Summary: Fossil Fuel Subsidies, A Briefing for Education Unions
There is a strong consensus that fossil fuel subsidies (FS) obstruct the attainment of multiple sustainable development goals (SDGs) including poverty eradication (SDG1), global health (SDG3), gender equality (SDG5) and transition to affordable, reliable energy (SDG7) and sustainable consumption and production (SDG12).
Consequently, international organizations, NGOs, policymakers and academics are increasingly calling for the phase-out of inefficient FS as a critical part of efforts to meet ambitious global climate targets. Yet despite a recent increase in demand and the success of multiple countries at subsidy reform, FS have increased in many countries, including some of the world’s wealthiest and most advanced democracies. Globally, FS accounted for 6.8 percent of world GDP in 2020 and is expected to continue rising.

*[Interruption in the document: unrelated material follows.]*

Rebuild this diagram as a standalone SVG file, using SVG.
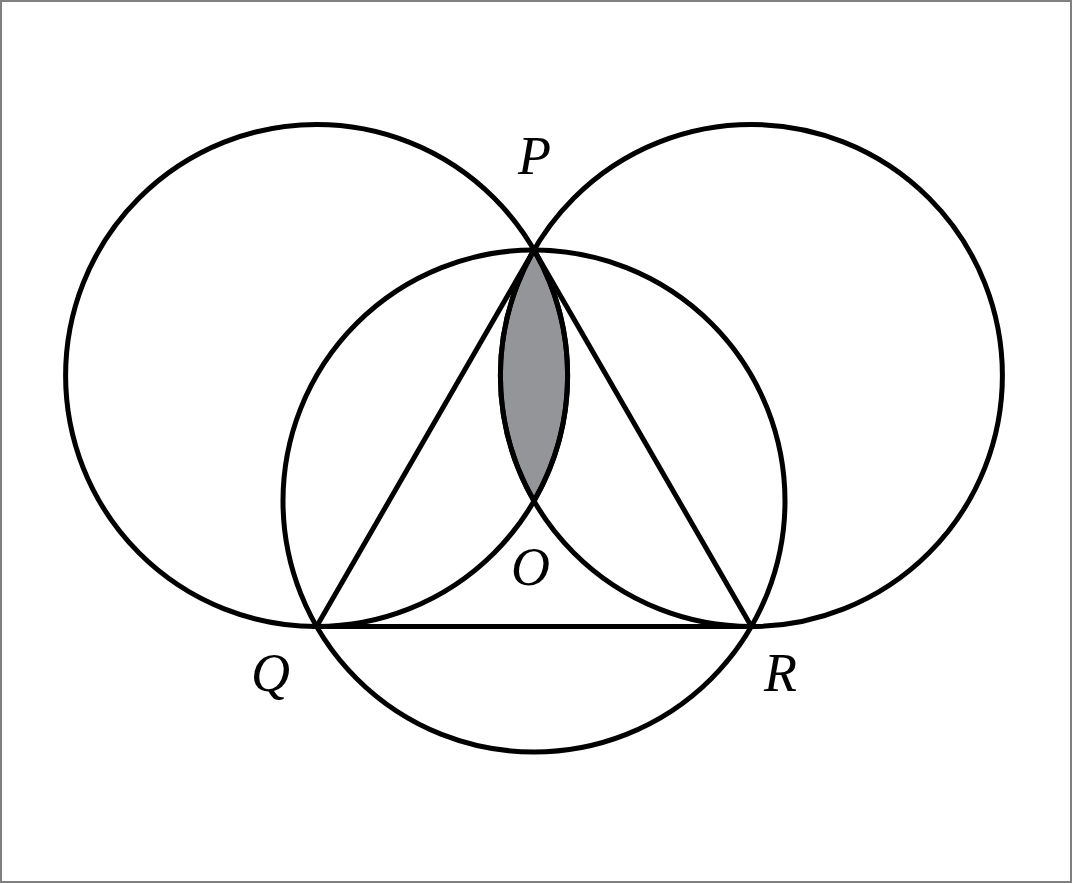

In particular, it is well documented that FS are detrimental for SDG 4: in general, countries that devote a large share of national income to FS tend to perform poorly in a range of educational outputs and outcomes. Part of the reason behind the negative relationship is that FS spending uses up resources that could be spent on education. Yet this incompatibility also reflects a lack of incentives for policymakers in fossil-rich countries to invest in skills development to support the growth of alternative – including greener and more productive – sectors to fossil industries.